The University Teachers' Network of Bangladesh
- Founded: March 2014
- Location: Bangladesh;

= University Teachers' Network, Bangladesh =

The University Teachers' Network of Bangladesh (UTN) is a coalition of Bangladeshi academics established in March 2014. It includes educators from public and private universities in Bangladesh as well as those based abroad.

== History ==
The UTN emerged in 2014 amid protests at Rajshahi University over the commercialization of evening courses. Initially focused on academic freedom and higher education policy, the network evolved into a significant actor in civic and constitutional reform. UTN used digital platforms like Facebook and WhatsApp to coordinate, circulate reform proposals, and organize actions such as lectures, human chains, and protests.

== Role in 2024 Uprising ==
During the 2024 mass uprising in Bangladesh, UTN played a prominent role. It organized the "Anti-Repression Teachers' Rally" on 29 July 2024 at Dhaka University, demanding the release of detained students and recognition of the killings as a "massacre".

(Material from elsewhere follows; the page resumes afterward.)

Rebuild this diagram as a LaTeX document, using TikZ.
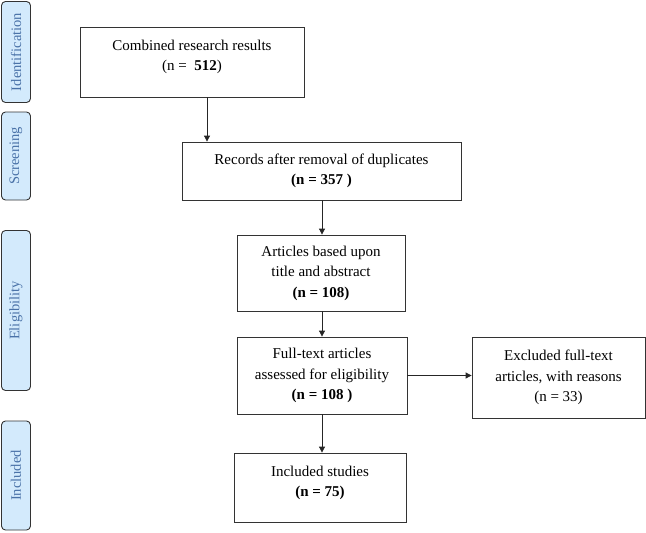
\documentclass[tikz,border=0pt]{standalone}
\usepackage{fontspec}
\setmainfont{Liberation Serif}
\newfontfamily\sidefont{Liberation Serif}
\usetikzlibrary{arrows.meta}
\definecolor{sidefill}{HTML}{D3EAFC}
\definecolor{sidetext}{HTML}{4A72A8}
\definecolor{sideline}{HTML}{333333}
\begin{document}
\begin{tikzpicture}[x=1pt,y=-1pt,
  sidebox/.style={draw=sideline,line width=0.9pt,fill=sidefill,rounded corners=4pt},
  sidelabel/.style={rotate=90,text=sidetext,font=\sidefont\fontsize{14.5}{17}\selectfont},
  flowbox/.style={draw=black!80,line width=0.8pt,align=center,font=\fontsize{15}{20.5}\selectfont},
  arr/.style={-{Triangle[length=6pt,width=6pt]},line width=0.8pt,black!85}]
\useasboundingbox (0,0) rectangle (646,533);
% side stage boxes
\node[sidebox,minimum width=29pt,minimum height=101pt] (sid) at (16,52) {};
\node[sidelabel] (lid) at (sid.center) {Identification};
\node[sidebox,minimum width=29pt,minimum height=88pt] (ssc) at (16,156) {};
\node[sidelabel] (lsc) at (ssc.center) {Screening};
\node[sidebox,minimum width=29pt,minimum height=160pt] (sel) at (16,310.5) {};
\node[sidelabel] (lel) at (sel.center) {Eligibility};
\node[sidebox,minimum width=29pt,minimum height=109pt] (sin) at (16,475.5) {};
\node[sidelabel] (lin) at (sin.center) {Included};
% flow boxes
\node[flowbox,minimum width=224pt,minimum height=70pt] (b1) at (192,62) {};
\node[flowbox,draw=none,minimum width=0pt,minimum height=0pt] (t1) at (192,57) {Combined research results\\(n = \ \textbf{512})};
\node[flowbox,minimum width=279pt,minimum height=58pt] (b2) at (321.5,171) {Records after removal of duplicates\\\textbf{(n = 357 )}};
\node[flowbox,minimum width=168pt,minimum height=76pt] (b3) at (321,273) {Articles based upon\\title and abstract\\\textbf{(n = 108)}};
\node[flowbox,minimum width=170pt,minimum height=77pt] (b4) at (322,375.5) {Full-text articles\\assessed for eligibility\\\textbf{(n = 108 )}};
\node[flowbox,minimum width=173pt,minimum height=81pt] (b5) at (558.5,377.5) {Excluded full-text\\articles, with reasons\\(n = 33)};
\node[flowbox,minimum width=172pt,minimum height=69pt] (b6) at (320,487.5) {};
\node[flowbox,draw=none,minimum width=0pt,minimum height=0pt] (t6) at (320,483) {Included studies\\\textbf{(n = 75)}};
% connectors
\draw[arr] (b1.south -| 207,0) -- (207,0 |- b2.north);
\draw[arr] (b2.south -| 322,0) -- (322,0 |- b3.north);
\draw[arr] (b3.south -| 322,0) -- (322,0 |- b4.north);
\draw[arr] (b4.south -| 322,0) -- (322,0 |- b6.north);
\draw[arr] (b4.east) -- (b4.east -| b5.west);
\end{tikzpicture}
\end{document}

On 4 August 2024, UTN announced a five-point proposal for forming an inclusive interim government, comprising teachers, judges, civil society representatives, and student-nominated members.

On 10 August 2024, it followed up with an 11-point charter for democratic transformation, advocating free media, minority rights, cyber freedom, and electoral reforms.

== Later Activities ==
On 6 August 2024, the UTN denounced government inaction in protecting minorities and called for military neutrality.

In September 2024, UTN defended textbook authors against "hate tag" campaigns and rejected attempts to politicize educational content.

In January 2025, UTN demanded the reopening of Dhaka University’s full campus, advocated for participatory governance, and pushed for timely student elections.

On 3 August 2025, the Network held a seminar titled "What Kind of Universities Do We Have in Post-Uprising Bangladesh?", where speakers warned that authoritarianism and bureaucratic dominance persist in higher education.

On 6 August 2025, UTN condemned an exhibition by Islami Chhatra Shibir at Dhaka University glorifying war criminals, calling it a desecration of the university’s historical role in the liberation war.